3 step process of constructing a measure
1. Operaliationalise construct of interest intuitively or through theory
2. Establish reliability of measure by looking at test-retest
3. Evaluate validity

Attachment security → a state of being secure an untroubled about the availability of the attachment figure (can
never be directly observed, it must be inferred from what is observable)
Attachment behaviours → those that increase proximity to or maintain contact with a particular attachment figure
Attachment System → Attachment behaviours are organised with respect to this internal control system.
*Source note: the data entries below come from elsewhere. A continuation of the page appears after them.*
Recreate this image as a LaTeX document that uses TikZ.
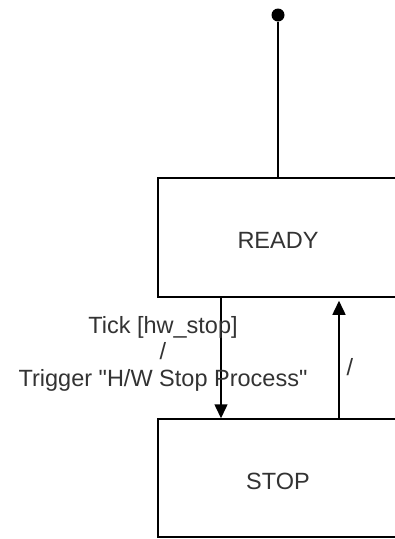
\documentclass[tikz,border=0pt]{standalone}
\usepackage{fontspec}
\setmainfont{Liberation Sans}[Ligatures=TeXOff]
\usetikzlibrary{arrows.meta}
\definecolor{txt}{HTML}{333333}
\tikzset{
  statebox/.style={draw, line width=1.5pt, minimum width=240pt, inner sep=0pt, text=txt,
    font=\fontsize{23.5}{26.5}\selectfont, text height=22.5pt},
  lbl/.style={text=txt, font=\fontsize{23.5}{26.5}\selectfont, inner sep=0pt, align=center},
  conn/.style={line width=1.5pt},
  arr/.style={conn, -{Triangle[length=14pt,width=13pt]}},
}
\begin{document}
\begin{tikzpicture}[x=1pt,y=-1pt]
\clip (0,0) rectangle (395,539);
\fill[white] (0,0) rectangle (395,539);
\node[circle, fill=black, inner sep=0pt, minimum size=13pt] (init) at (278,15) {};
\node[statebox, minimum height=119pt] (ready) at (278,237.5) {READY};
\node[statebox, minimum height=118pt] (stop) at (278,478) {STOP};
\draw[conn] (init) -- (ready);
\draw[arr] ([xshift=-57pt]ready.south) -- ([xshift=-57pt]stop.north);
\draw[arr] ([xshift=61pt]stop.north) -- ([xshift=61pt,yshift=-3pt]ready.south);
\node[lbl] (l1) at (163,353.5) {Tick [hw\_stop]\\/\\Trigger "H/W Stop Process"};
\node[lbl] (l2) at (350,367) {/};
\end{tikzpicture}
\end{document}
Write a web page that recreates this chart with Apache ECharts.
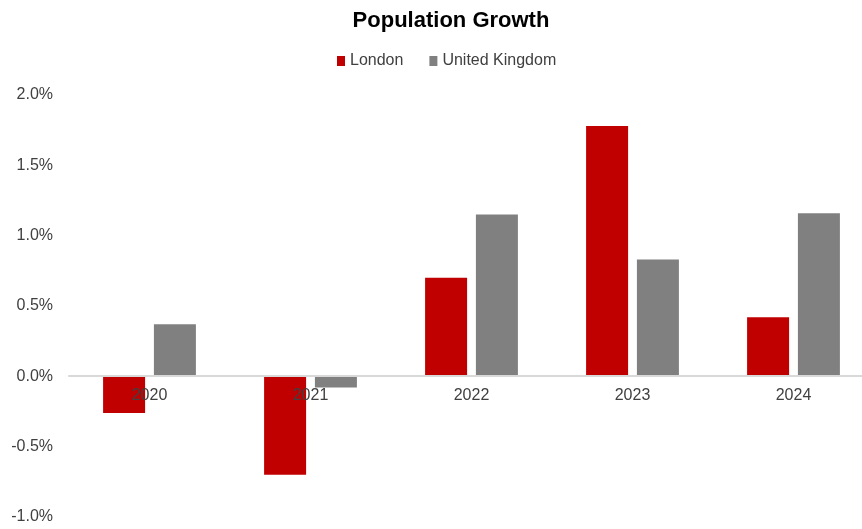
<!DOCTYPE html>
<html>
<head>
<meta charset="utf-8">
<script src="https://cdn.jsdelivr.net/npm/echarts@6/dist/echarts.min.js"></script>
<style>html,body{margin:0;padding:0;background:#fff}#c{width:862px;height:529px}</style>
</head>
<body>
<div id="c"></div>
<script>
const categories = ['2020', '2021', '2022', '2023', '2024'];
const london = [-0.26, -0.70, 0.70, 1.78, 0.42];
const uk = [0.37, -0.08, 1.15, 0.83, 1.16];
const seriesNames = ['London', 'United Kingdom'];

const chart = echarts.init(document.getElementById('c'));
chart.setOption({
  animation: false,
  backgroundColor: '#ffffff',
  title: {
    text: 'Population Growth',
    left: 446, top: 5, textAlign: 'center',
    textStyle: {fontFamily: 'Liberation Sans, Arial', fontSize: 22, fontWeight: 'bold', color: '#000'}
  },
  legend: {
    data: seriesNames,
    left: 332, top: 48,
    icon: 'rect', itemWidth: 8, itemHeight: 10, itemGap: 26,
    textStyle: {fontFamily: 'Liberation Sans, Arial', fontSize: 16, color: '#404040'}
  },
  grid: {left: 69, top: 95, width: 805, height: 422, containLabel: false, outerBoundsMode: 'none'},
  xAxis: {
    type: 'category', data: categories,
    position: 'bottom', offset: -141, z: 10,
    axisLine: {show: true, onZero: false, lineStyle: {color: '#d9d9d9', width: 2}},
    axisTick: {show: false},
    axisLabel: {fontFamily: 'Liberation Sans, Arial', fontSize: 16, color: '#404040', margin: 12}
  },
  yAxis: {
    type: 'value', min: -1, max: 2, interval: 0.5,
    splitLine: {show: false},
    axisLine: {show: false}, axisTick: {show: false},
    axisLabel: {
      fontFamily: 'Liberation Sans, Arial', fontSize: 16, color: '#404040', margin: 16,
      formatter: v => v.toFixed(1) + '%'
    }
  },
  series: [
    {name: seriesNames[0], type: 'bar', data: london, barWidth: 42, barGap: '21%', itemStyle: {color: '#C00000'}, z: 1},
    {name: seriesNames[1], type: 'bar', data: uk, barWidth: 42, itemStyle: {color: '#808080'}, z: 1}
  ]
});
</script>
</body>
</html>
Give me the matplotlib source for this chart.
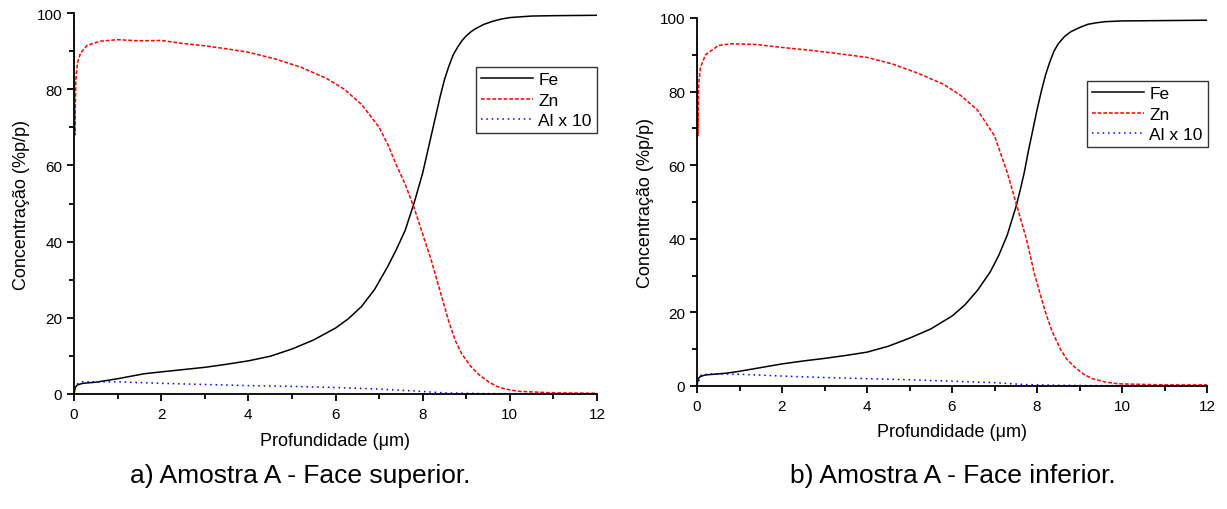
import matplotlib
matplotlib.use("Agg")
import matplotlib.pyplot as plt
from matplotlib.ticker import MultipleLocator

plt.rcParams['font.family'] = ['Liberation Sans', 'DejaVu Sans']

# depth profiles, face superior (a)
fe_a_x = [0, 0.03, 0.08, 0.2, 0.5, 1.0, 1.6, 2.0, 2.5, 3.0, 3.5, 4.0, 4.5, 5.0, 5.5, 6.0, 6.3, 6.6,
          6.9, 7.2, 7.4, 7.6, 7.7, 7.8, 7.9, 8.0, 8.1, 8.2, 8.3, 8.4, 8.5, 8.6, 8.7, 8.8, 8.9, 9.0,
          9.1, 9.2, 9.4, 9.6, 9.8, 10.0, 10.5, 11.0, 12.0]
fe_a_y = [0, 1.8, 2.4, 2.8, 3.1, 4.0, 5.3, 5.8, 6.4, 7.0, 7.8, 8.7, 9.9, 11.8, 14.2, 17.3, 19.8, 23.0,
          27.5, 33.5, 38.0, 43.0, 46.5, 50.0, 54.0, 58.0, 63.0, 68.0, 73.0, 78.0, 82.5, 86.0, 89.0, 91.0, 92.7, 94.0,
          95.0, 95.8, 97.0, 97.8, 98.4, 98.8, 99.2, 99.3, 99.4]
zn_a_x = [0, 0.01, 0.02, 0.04, 0.08, 0.15, 0.3, 0.6, 1.0, 1.5, 2.0, 2.5, 3.0, 3.5, 4.0, 4.6, 5.2, 5.8,
          6.2, 6.6, 7.0, 7.2, 7.4, 7.6, 7.8, 8.0, 8.2, 8.4, 8.6, 8.75, 8.9, 9.1, 9.3, 9.5, 9.7, 9.9,
          10.2, 11.0, 12.0]
zn_a_y = [98, 80, 68, 82, 87, 89.5, 91.5, 92.6, 93.0, 92.7, 92.8, 92.0, 91.4, 90.6, 89.7, 88.0, 85.8, 82.8,
          80.0, 76.0, 70.0, 65.5, 60.0, 55.0, 49.0, 42.0, 35.0, 27.0, 19.0, 14.0, 10.5, 7.3, 5.0, 3.3, 2.0, 1.3,
          0.7, 0.3, 0.2]
al_a_x = [0, 0.05, 0.2, 1.0, 2.0, 3.0, 4.0, 5.0, 6.0, 7.0, 7.8, 8.5, 9.5, 12.0]
al_a_y = [0, 2.5, 3.2, 3.2, 2.8, 2.5, 2.2, 2.0, 1.7, 1.3, 0.8, 0.3, 0.1, 0.05]

# depth profiles, face inferior (b)
fe_b_x = [0, 0.03, 0.08, 0.2, 0.7, 1.0, 1.5, 2.0, 2.5, 3.0, 3.5, 4.0, 4.5, 5.0, 5.5, 6.0, 6.3, 6.6,
          6.9, 7.1, 7.3, 7.5, 7.6, 7.7, 7.8, 7.9, 8.0, 8.1, 8.2, 8.3, 8.4, 8.5, 8.65, 8.8, 9.0, 9.2,
          9.4, 9.6, 10.0, 11.0, 12.0]
fe_b_y = [0, 2.0, 2.6, 3.0, 3.5, 4.0, 5.0, 6.0, 6.8, 7.5, 8.3, 9.2, 10.8, 13.0, 15.5, 19.0, 22.0, 26.0,
          31.0, 35.5, 41.0, 48.5, 53.0, 58.0, 64.0, 69.5, 75.0, 80.0, 84.5, 88.0, 91.0, 93.0, 95.0, 96.3, 97.4, 98.3,
          98.7, 99.0, 99.2, 99.3, 99.4]
zn_b_x = [0, 0.01, 0.02, 0.04, 0.08, 0.2, 0.5, 0.8, 1.4, 2.0, 2.6, 3.2, 4.0, 4.6, 5.2, 5.8, 6.2, 6.6,
          7.0, 7.3, 7.5, 7.75, 7.95, 8.2, 8.35, 8.55, 8.7, 8.9, 9.1, 9.3, 9.6, 9.9, 11.0, 12.0]
zn_b_y = [95, 78, 68, 82, 86.5, 90.0, 92.5, 93.0, 92.8, 92.0, 91.3, 90.5, 89.3, 87.5, 85.0, 82.0, 79.0, 75.0,
          68.0, 58.0, 50.0, 40.0, 30.0, 20.0, 15.0, 10.0, 7.3, 5.0, 3.2, 2.0, 1.1, 0.6, 0.3, 0.3]
al_b_x = [0, 0.1, 0.3, 1.0, 2.0, 3.0, 4.0, 5.0, 6.0, 7.0, 7.7, 8.5, 9.5, 12.0]
al_b_y = [0, 3.0, 3.3, 3.2, 2.7, 2.3, 2.0, 1.7, 1.3, 0.9, 0.4, 0.2, 0.1, 0.05]

W, H = 1227, 510
fig = plt.figure(figsize=(W / 100, H / 100), dpi=100)


def px_rect(x0, x1, y_top, y_bot):
    return [x0 / W, (H - y_bot) / H, (x1 - x0) / W, (y_bot - y_top) / H]


def draw_panel(ax, fe, zn, al, leg_anchor):
    ax.plot(fe[0], fe[1], color='black', lw=1.1, label='Fe')
    ax.plot(zn[0], zn[1], color='red', lw=1.1, dashes=(2.5, 1.2), label='Zn')
    ax.plot(al[0], al[1], color='blue', lw=1.1, dashes=(1, 2.5), label='Al x 10')
    ax.set_xlim(0, 12)
    ax.set_ylim(0, 100)
    ax.xaxis.set_major_locator(MultipleLocator(2))
    ax.xaxis.set_minor_locator(MultipleLocator(1))
    ax.yaxis.set_major_locator(MultipleLocator(20))
    ax.yaxis.set_minor_locator(MultipleLocator(10))
    for side in ('top', 'right'):
        ax.spines[side].set_visible(False)
    for side in ('left', 'bottom'):
        ax.spines[side].set_linewidth(1.3)
    ax.tick_params(which='major', direction='out', length=5, width=1.3, labelsize=11)
    ax.tick_params(axis='x', which='major', pad=4.5)
    ax.tick_params(axis='y', which='major', pad=3.5)
    ax.tick_params(which='minor', direction='out', length=3.3, width=1.3)
    ax.set_xlabel('Profundidade (μm)', fontsize=13)
    ax.set_ylabel('Concentração (%p/p)', fontsize=13)
    ax.legend(loc='upper right', bbox_to_anchor=leg_anchor, bbox_transform=fig.transFigure,
              frameon=True, fancybox=False, edgecolor='black', fontsize=12.5,
              handlelength=3.0, handletextpad=0.3, labelspacing=0.3, borderpad=0.3,
              borderaxespad=0)


ax1 = fig.add_axes(px_rect(74, 597, 14, 395))
draw_panel(ax1, (fe_a_x, fe_a_y), (zn_a_x, zn_a_y), (al_a_x, al_a_y), (597 / W, 1 - 68 / H))
ax1.xaxis.set_label_coords(0.5, -0.1)
ax1.yaxis.set_label_coords(-0.085, 0.5)

ax2 = fig.add_axes(px_rect(697, 1207, 19, 387))
draw_panel(ax2, (fe_b_x, fe_b_y), (zn_b_x, zn_b_y), (al_b_x, al_b_y), (1208 / W, 1 - 82 / H))
ax2.xaxis.set_label_coords(0.5, -0.1)
ax2.yaxis.set_label_coords(-0.085, 0.5)

fig.text(300 / W, 1 - 476 / H, 'a) Amostra A - Face superior.', ha='center', va='center', fontsize=19)
fig.text(953 / W, 1 - 476 / H, 'b) Amostra A - Face inferior.', ha='center', va='center', fontsize=19)

fig.savefig('out.png', dpi=100)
Core theoretical predictions of attachment security:
1. Should be positively related to caregivers accessibility and responsiveness to the child
2. Should tend to remain stable over time (continuity)
3. Should predict other important aspects of development
4. Can be assessed using similar or parallel measures cross culturally and across attachment figures

The strange situation (Ainsworth) - 12-20 months of age (infants)
- Paradigm to assess attachment
- Consists of 8 episodes
- Critical are the reunion and separation




Styles derived from Strange Situation (1978)
- Secure
- Exploration: uses mother as secure base for exploration
- Separation: misses parent
- Reunion: actively greets parent
- Avoidant
- Exploration: explores readily, little secure-base behaviour
- Separation: responds minimally
- Reunion: looks away from/actively avoids parent
- Ambivalent/Resistant
- Exploration: distressed upon entrance, failing exploration
- Separation: Unsettled and distressed
- Reunion: fails to find comfort (angry rejection/tantrum/passive)
- Disorganised/Disoriented (added by Main & Solomon, 1990)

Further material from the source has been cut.